Monday, June 27, 2005
With the whispers of Rhenquist or possibly O'Connor departing the Court in short order, the moment we've all been waiting for is drawing nearer. Has it really been about 150 years since we went this long without a change to the court? It's a moment for which millions of dollars have been raised and will be spent. But as we wait for the dust storm to settle, the Court has offered a subject for us to sink our teeth into as an appetizer. Eminent domain.
Yeah, I know, not the most engaging of topics. It's not war. It's not abortion. But the court missed an important one here in my opinion and paves the way for a really bad model of Eminent Domain. The case is Kelo v. City of New London.
The facts go something like this. State and local officials targetted a 90 acre plat of property in New London, Connecticut, known as Fort Trumball for economic revitalization. The area included about 115 residences. The city adopted a development plan calling for the creation of 7 parcels. Parcel 1 was designated for a hotel. Parcel 2 for about 70 new upscale homes. Parcel 3 called for 90,000 sqf of R&D space in an area adjacent to a proposed Pfizer development. Parcel 4 was dedicated to support of an adjacent state park and a marina. Parcels 5-7 were allocated for a variety of retail spaces, parking and other commercial uses. The plan was to be executed by a private development firm, the New London Development Corporation.
The pertinent portion of the Fifth Ammendment says "nor shall private property be taken for public use, without just compensation."
The court granted certiorari for the specific purpose of determining "whether a city's decision to take property for the purpose of economic development satisfies the 'public use' requirement of the Fifth Ammendment."
In legal terms, such an exercise of eminent domain is referred to as a taking. The purpose of the 5th Ammendment was to proscribe the use of this power, so that the government could not take property from party A, except where the taking would generate a justification of use by the general public. The 5th Ammendement clearly permits the government to take under the specified conditions. Case law on the subject has permitted taking from private party A in favor of private party B, so long as the 'public use' requirement is met. There are elements of the development plan which might rise to the level of public use, specifically the planned uses for parcel 4. Parcel 4 was actually described by the court in 2 parts. 4A pertains to a 2.4 acre plot dedicated to support of the adjacent state park. 4B pertains to the marina. These 2 small pieces out of a 90 acre piece of property in which 115 residences house property owners and their families.

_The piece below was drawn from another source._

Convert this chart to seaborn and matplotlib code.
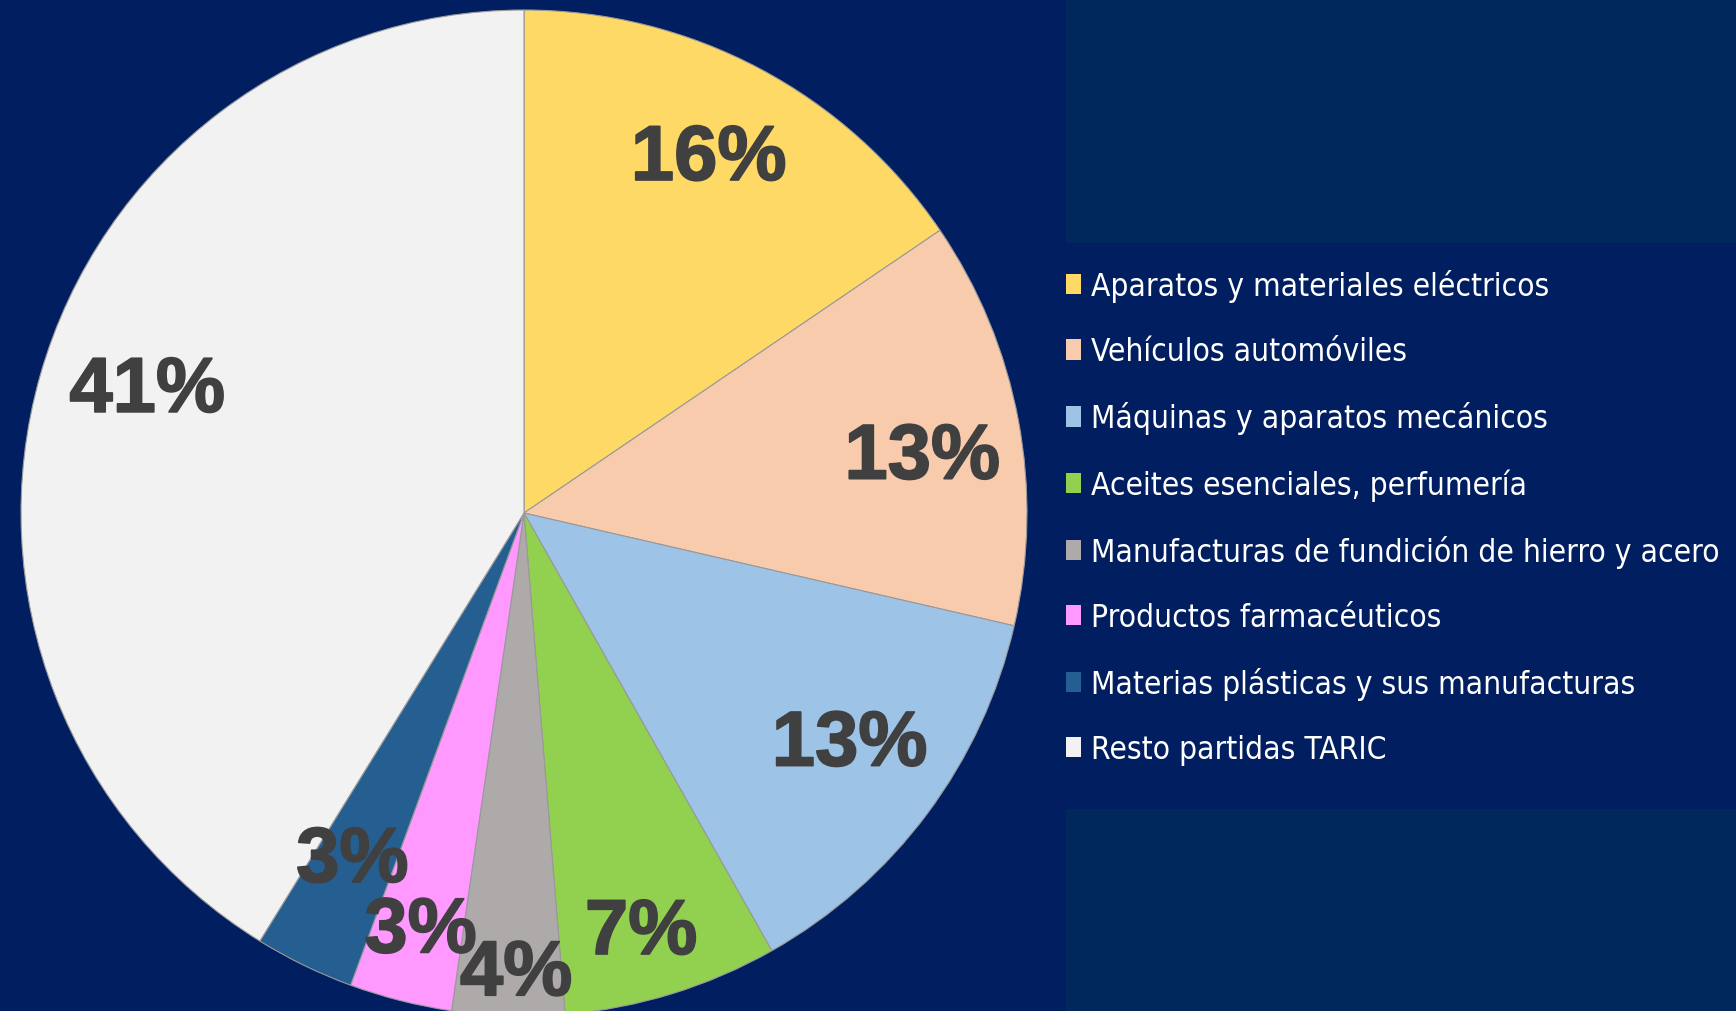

The case was decided on a vote of 5-4. The majority opinion (penned by Stevens and joined by Kennedy, Souter, Ginsberg & Breyer) cited a series of cases in which the Court had previously enlarged the concept of 'general public use' to a broader definition of 'public benefit'. It then, somewhat oddly, urged an essentially "states rights" defense of this decision that the state and local government know best the needs of their constituents and can well determine which property uses will generate public benefits. But this is a strange sort of de facto justification. The public benefits if the economic development plan works? So, does that mean that any successful economic development plan justifies the taking that fueled it? Does it also mean that every failed economic development plan was unjustified? The court actually seems to permit either, so long as the government's heart is in the right place.

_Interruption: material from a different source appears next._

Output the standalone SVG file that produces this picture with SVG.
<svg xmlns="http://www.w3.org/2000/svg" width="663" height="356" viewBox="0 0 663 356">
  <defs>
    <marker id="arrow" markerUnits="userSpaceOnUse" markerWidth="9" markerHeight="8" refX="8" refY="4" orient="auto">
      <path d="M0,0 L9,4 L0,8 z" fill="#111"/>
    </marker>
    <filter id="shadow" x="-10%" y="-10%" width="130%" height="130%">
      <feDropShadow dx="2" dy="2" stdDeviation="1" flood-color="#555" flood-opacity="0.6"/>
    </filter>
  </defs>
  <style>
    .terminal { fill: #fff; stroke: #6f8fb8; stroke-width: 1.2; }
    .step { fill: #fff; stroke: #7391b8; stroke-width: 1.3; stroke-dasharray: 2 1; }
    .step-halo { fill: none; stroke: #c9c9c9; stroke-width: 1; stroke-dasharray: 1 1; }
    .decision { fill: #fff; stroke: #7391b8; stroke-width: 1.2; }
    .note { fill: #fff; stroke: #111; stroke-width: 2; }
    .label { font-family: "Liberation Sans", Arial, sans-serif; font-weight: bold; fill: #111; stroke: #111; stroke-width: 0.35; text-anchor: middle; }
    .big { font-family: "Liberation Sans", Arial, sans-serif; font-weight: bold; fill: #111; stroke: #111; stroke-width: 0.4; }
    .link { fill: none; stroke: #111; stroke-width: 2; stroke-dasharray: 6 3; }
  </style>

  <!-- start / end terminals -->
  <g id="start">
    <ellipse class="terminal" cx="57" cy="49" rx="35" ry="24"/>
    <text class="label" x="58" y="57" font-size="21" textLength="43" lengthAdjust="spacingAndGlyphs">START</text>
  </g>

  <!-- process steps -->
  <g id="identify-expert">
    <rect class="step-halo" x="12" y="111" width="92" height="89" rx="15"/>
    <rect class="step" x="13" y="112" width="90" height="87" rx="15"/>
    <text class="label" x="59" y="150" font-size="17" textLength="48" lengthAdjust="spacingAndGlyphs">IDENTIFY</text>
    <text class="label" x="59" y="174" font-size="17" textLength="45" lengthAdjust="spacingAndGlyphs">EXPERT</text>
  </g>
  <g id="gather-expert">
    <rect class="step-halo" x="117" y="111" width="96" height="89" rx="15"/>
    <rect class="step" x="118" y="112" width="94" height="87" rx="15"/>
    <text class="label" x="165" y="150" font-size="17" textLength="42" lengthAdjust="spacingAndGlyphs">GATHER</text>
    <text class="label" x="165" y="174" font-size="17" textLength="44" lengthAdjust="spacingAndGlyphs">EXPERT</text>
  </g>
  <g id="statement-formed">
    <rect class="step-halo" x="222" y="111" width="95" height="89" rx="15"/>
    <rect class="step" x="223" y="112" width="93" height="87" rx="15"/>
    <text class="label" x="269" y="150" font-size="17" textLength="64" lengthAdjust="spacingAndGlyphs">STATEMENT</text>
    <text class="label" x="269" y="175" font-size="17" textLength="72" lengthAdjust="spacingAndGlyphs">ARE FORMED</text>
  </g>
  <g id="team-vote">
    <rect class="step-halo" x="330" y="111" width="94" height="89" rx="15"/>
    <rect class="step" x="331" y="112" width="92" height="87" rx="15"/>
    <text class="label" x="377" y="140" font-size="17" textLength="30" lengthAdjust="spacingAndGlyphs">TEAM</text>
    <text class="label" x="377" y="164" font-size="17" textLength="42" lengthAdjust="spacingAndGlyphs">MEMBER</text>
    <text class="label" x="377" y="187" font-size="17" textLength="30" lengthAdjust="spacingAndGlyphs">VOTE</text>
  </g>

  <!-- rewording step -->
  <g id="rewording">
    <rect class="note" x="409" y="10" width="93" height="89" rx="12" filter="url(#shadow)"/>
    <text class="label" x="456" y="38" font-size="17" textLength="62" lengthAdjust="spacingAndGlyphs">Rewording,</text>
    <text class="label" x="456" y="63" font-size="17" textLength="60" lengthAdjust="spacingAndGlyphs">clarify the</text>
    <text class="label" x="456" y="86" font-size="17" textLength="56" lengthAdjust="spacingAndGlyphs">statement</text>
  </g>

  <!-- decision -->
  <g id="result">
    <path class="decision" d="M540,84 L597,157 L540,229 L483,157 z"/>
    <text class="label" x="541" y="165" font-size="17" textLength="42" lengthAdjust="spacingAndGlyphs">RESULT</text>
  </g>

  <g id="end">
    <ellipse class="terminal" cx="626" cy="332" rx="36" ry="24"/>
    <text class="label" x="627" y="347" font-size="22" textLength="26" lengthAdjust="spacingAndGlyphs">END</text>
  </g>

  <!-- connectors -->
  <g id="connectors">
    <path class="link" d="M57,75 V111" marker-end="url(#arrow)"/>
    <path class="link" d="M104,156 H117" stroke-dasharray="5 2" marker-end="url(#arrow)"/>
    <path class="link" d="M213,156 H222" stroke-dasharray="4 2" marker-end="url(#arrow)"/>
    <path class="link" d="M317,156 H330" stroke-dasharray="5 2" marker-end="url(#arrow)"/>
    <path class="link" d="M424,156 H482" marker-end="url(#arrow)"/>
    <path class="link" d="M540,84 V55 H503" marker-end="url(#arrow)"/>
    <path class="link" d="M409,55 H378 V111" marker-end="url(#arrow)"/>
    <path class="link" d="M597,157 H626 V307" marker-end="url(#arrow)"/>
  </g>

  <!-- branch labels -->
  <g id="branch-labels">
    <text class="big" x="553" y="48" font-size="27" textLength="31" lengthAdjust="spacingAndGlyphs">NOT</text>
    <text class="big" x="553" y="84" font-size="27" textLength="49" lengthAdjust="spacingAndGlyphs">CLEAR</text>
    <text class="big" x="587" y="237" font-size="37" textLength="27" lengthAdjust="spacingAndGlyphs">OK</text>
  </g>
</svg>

George Will wrote persuasively on the Court's decison last Friday. He recognized an important and subtle reality. While a taking by the government from private party A in favor of private party B does not appear to directly benefit the government, it is also not a disinterested party in these cases. Hence, trusting the government to deal fairly in such matters would be naive to the extreme. He observed that "during oral arguments in February, Justice Antonin Scalia distilled the essence of New London's brazen claim: 'You can take from A and give to B if B pays more taxes?' " The court's decision combined with the government's own tax-maximizing self-interest constitutes both the spark and fuel necessary to start a wildfire, whether actually intentioned or mere coincidence.
Justice O'Connor wrote the dissent in which Rhenquist, Scalia & Thomas joined. She drew her dissent to a conclusion writing:
"Any property may now be taken for the benefit of another private party, but the fallout from this decision will not be random. The beneficiaries are likely to be those citizens with disproportionate influence and power in the political process, including large corporations and development firms. As for victims, the government now has license to transfer property from those with fewer resources to those with more. The Founders cannot have intended this perverse result. 'That alone is a just government,' wrote James Madison, 'which impartially secures to every man , whatever is his own.'"
The impact of this decision causes the names affixed to the votes seem counter-intuitive. I'd expect the Justices in this majority to be champions of the individual, especially the underprivileged. I guess it's another question of trust. The majority trusts the government to apply its takings with less interference than I do. And the worst part of this decision is that replacing O'Connor or Rhenquist on the court, as all the discussion has recently turned, will have no impact whatever on this decision in the future.